正一嗣漢張天師府正一嗣漢張天師府

4.張盛(張富)

四代天師の本名は張富、後に改名して張盛とした。字は宋元、系師張魯の四男である。三国争乱の最中であったことから、当初は南鄭に住み、志をよく保って身を修めた。魏の武帝曹操から奉車都尉・散騎侍郎に封じられ、さらに都亭候に封じられたが辞退した。漢の献帝建安二十一年、張魯は羽化し、遺言に従い教団を継いだ。

建安二十五年(220)、曹操が亡くなった。その後、曹丕が漢王朝を簒奪して独立し、国号を魏として漢王朝は滅亡した。ある日、天師が夜中に大江の東を望むと瑞気が天を貫いているのが見えたので、妻に「今こそ仙丹を作る時だ!」と言った。印・剣・経籙を携えて南に遊び、鄱陽郡に着いたとき「近いぞ!」と言い、山に向かって五日後、峰の景色が美しい場所に着いて登り、喜びを顔に出すことなく、「やっと着いたぞ!」と言った。山頂に隠者の住まいの跡を見つけた。これこそかつて祖天師が練丹と修養に励んだ場であった。そこで周囲に庵を結び暮らすこととした。三元の日に登壇し授籙の儀式を行い、四方の人々に教えを授けた。弟子たちの数は、多い時には千人余りに上った。

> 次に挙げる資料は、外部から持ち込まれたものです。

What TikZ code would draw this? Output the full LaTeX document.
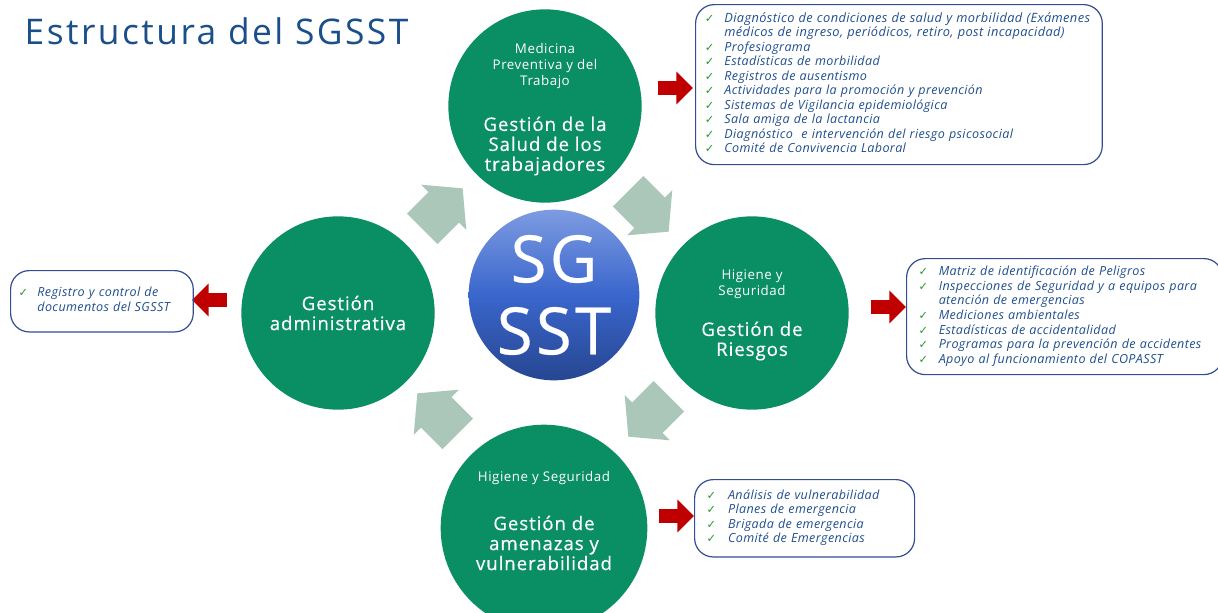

自分自身が教団の規範となることを宣言し、彼らの指導にあたった。

住んでから一年後に妻が蜀に来て張盛を尋ね、同居して息子を産んだ。九年して仙丹ができあがった。ある日、剣・印を息子の張昭成に託し、西晋の懐帝の永嘉の年、白日の内に天に昇っていった。九十八歳の時であった。人々はこの山を龍虎山と名付けた。子孫の多くは山の北東に住んでいる。